Ethereum Merge: Transitioning from Proof-of-Work to Proof-of-Stake

The Ethereum Mainnet’s merge with the Beacon Chain, formerly known as ETH 2.0, is set to complete on September 15, 2022. More specifically, the Paris update will be triggered by a specific Total Difficulty Threshold (called the Terminal Total Difficulty, or “TTD”), completing the rollout following last week’s Bellatrix update. This marks the end of a two-year transition from a “Proof-of-Work” (PoW) to a “Proof-of-Stake” (PoS) model.

Proof of Work

If you’ve been involved with cryptocurrency, you’re probably most familiar with the Proof-of-Work model as it is the original consensus mechanism.  Proof-of-Work blockchains require large amounts of processing power, typically handled by “miners”. Ethereum miners are hosts in a decentralized network that race to solve cryptographic equations to publish blocks and secure the Ethereum Mainnet. If a miner solves the equation the fastest, it gets a reward in the form of a predetermined amount of newly-minted ETH.

The major advantage of the Proof-of-Work model is that as a cryptocurrency becomes more popular, more miners are spun up to reap the mining rewards and the infrastructure fleet grows to create a more robust and secure blockchain.
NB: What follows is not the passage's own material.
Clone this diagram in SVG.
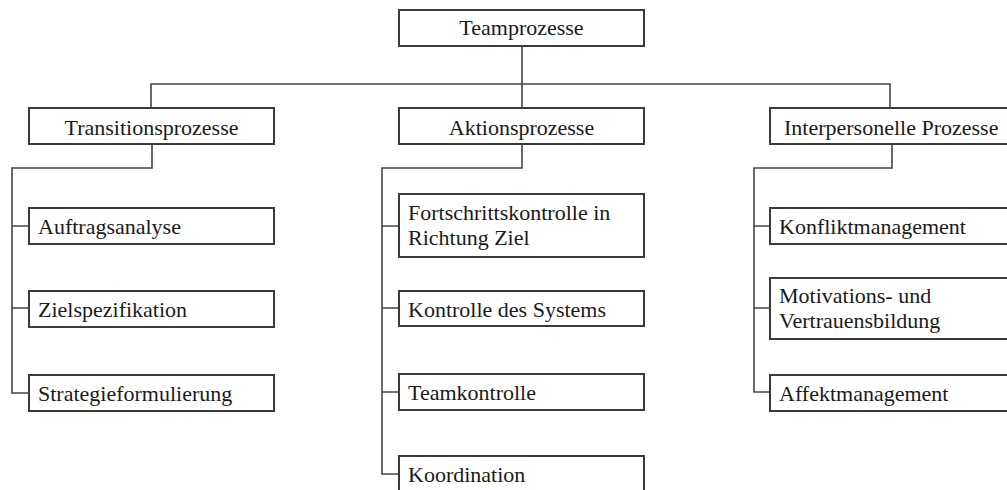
<svg xmlns="http://www.w3.org/2000/svg" width="1007" height="490" viewBox="0 0 1007 490">
<style>
.box{fill:#fff;stroke:#3a3a3a;stroke-width:2}
.ln{fill:none;stroke:#444;stroke-width:1.6}
</style>
<rect width="1007" height="490" fill="#fff"/>
<g id="connectors">
<path class="ln" d="M522 46V108M151 108V84H890V108"/>
<path class="ln" d="M152 144V168H12V393H29M12 226H29M12 308H29"/>
<path class="ln" d="M522 144V168H382V474H399M382 226H399M382 308H399M382 392H399"/>
<path class="ln" d="M892 144V168H754V392H770M754 226H770M754 308H770"/>
</g>
<g id="n-teamprozesse"><rect class="box" x="399" y="10" width="245" height="36"/><text font-family="Liberation Serif" font-size="22" fill="#1a1a1a" text-anchor="middle" x="521.5" y="35">Teamprozesse</text></g>
<g id="n-transition"><rect class="box" x="29" y="108" width="245" height="36"/><text font-family="Liberation Serif" font-size="22" fill="#1a1a1a" text-anchor="middle" x="151.5" y="135">Transitionsprozesse</text></g>
<g id="n-aktion"><rect class="box" x="399" y="108" width="245" height="36"/><text font-family="Liberation Serif" font-size="22" fill="#1a1a1a" text-anchor="middle" x="521.5" y="135">Aktionsprozesse</text></g>
<g id="n-interpersonell"><rect class="box" x="770" y="108" width="250" height="36"/><text font-family="Liberation Serif" font-size="22" fill="#1a1a1a" x="784" y="135">Interpersonelle Prozesse</text></g>
<g id="n-auftrag"><rect class="box" x="29" y="208" width="245" height="36"/><text font-family="Liberation Serif" font-size="22" fill="#1a1a1a" x="38" y="234">Auftragsanalyse</text></g>
<g id="n-ziel"><rect class="box" x="29" y="291" width="245" height="36"/><text font-family="Liberation Serif" font-size="22" fill="#1a1a1a" x="38" y="317">Zielspezifikation</text></g>
<g id="n-strategie"><rect class="box" x="29" y="375" width="245" height="36"/><text font-family="Liberation Serif" font-size="22" fill="#1a1a1a" x="38" y="401">Strategieformulierung</text></g>
<g id="n-fortschritt"><rect class="box" x="399" y="194" width="245" height="63"/><text font-family="Liberation Serif" font-size="22" fill="#1a1a1a" x="408" y="220">Fortschrittskontrolle in</text><text font-family="Liberation Serif" font-size="22" fill="#1a1a1a" x="408" y="245">Richtung Ziel</text></g>
<g id="n-system"><rect class="box" x="399" y="291" width="245" height="35"/><text font-family="Liberation Serif" font-size="22" fill="#1a1a1a" x="408" y="317">Kontrolle des Systems</text></g>
<g id="n-teamkontrolle"><rect class="box" x="399" y="374" width="245" height="36"/><text font-family="Liberation Serif" font-size="22" fill="#1a1a1a" x="408" y="400">Teamkontrolle</text></g>
<g id="n-koordination"><rect class="box" x="399" y="456" width="245" height="40"/><text font-family="Liberation Serif" font-size="22" fill="#1a1a1a" x="408" y="482">Koordination</text></g>
<g id="n-konflikt"><rect class="box" x="770" y="208" width="250" height="36"/><text font-family="Liberation Serif" font-size="22" fill="#1a1a1a" x="779" y="234">Konfliktmanagement</text></g>
<g id="n-motivation"><rect class="box" x="770" y="278" width="250" height="61"/><text font-family="Liberation Serif" font-size="22" fill="#1a1a1a" x="779" y="303">Motivations- und</text><text font-family="Liberation Serif" font-size="22" fill="#1a1a1a" x="779" y="328">Vertrauensbildung</text></g>
<g id="n-affekt"><rect class="box" x="770" y="375" width="250" height="36"/><text font-family="Liberation Serif" font-size="22" fill="#1a1a1a" x="779" y="401">Affektmanagement</text></g>
</svg>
Requiring extensive computational abilities to verify transactions also prevents tampering from individual malicious actors, as the cost outweighs the benefits.

However, this resource-intensive approach has a greater negative environmental impact as transaction quantity increases. In order to participate in a Proof-of-Work blockchain as a consensus mechanism, expending expensive computing capabilities is required.

Proof of Stake

To combat the inefficiencies of Proof-of-Work, the Proof-of-Stake model was introduced. This approach aimed to optimize transaction verification and create a blockchain that operates in a more energy-efficient manner. Miners are now replaced with “validators” that stake their own tokens as collateral for the possibility to update Ethereum’s state. Ethereum validators that stake at least 32 ETH are randomly selected to publish blocks. The more staked ETH a validator has, the higher the probability it will be selected and expending expensive computational power is no longer necessary.

The competition to validate transactions lies in the amount of cryptocurrency staked on the validator, rather than the speed of transaction validation, resulting in far less duplicate effort and resources used. The staked ETH barrier-to-entry also incentivizes participants to secure the platform.

To improve scalability, the merge will set the stage for “sharding”. Nodes on the Ethereum network store the entire state of the blockchain. As the network grows exponentially, the consensus performance only does so linearly. Sharding will allocate transactions to specific “shards”, or cohorts of nodes, in order to parallelize transaction processing and increase throughput.

Impact

The merge introduces a far more efficient consensus mechanism for Ethereum as it will reduce Ethereum's energy consumption by ~99.95% [1]. Without the need for energy-intensive mining, staked ETH will create a far more scalable, secure, and sustainable blockchain.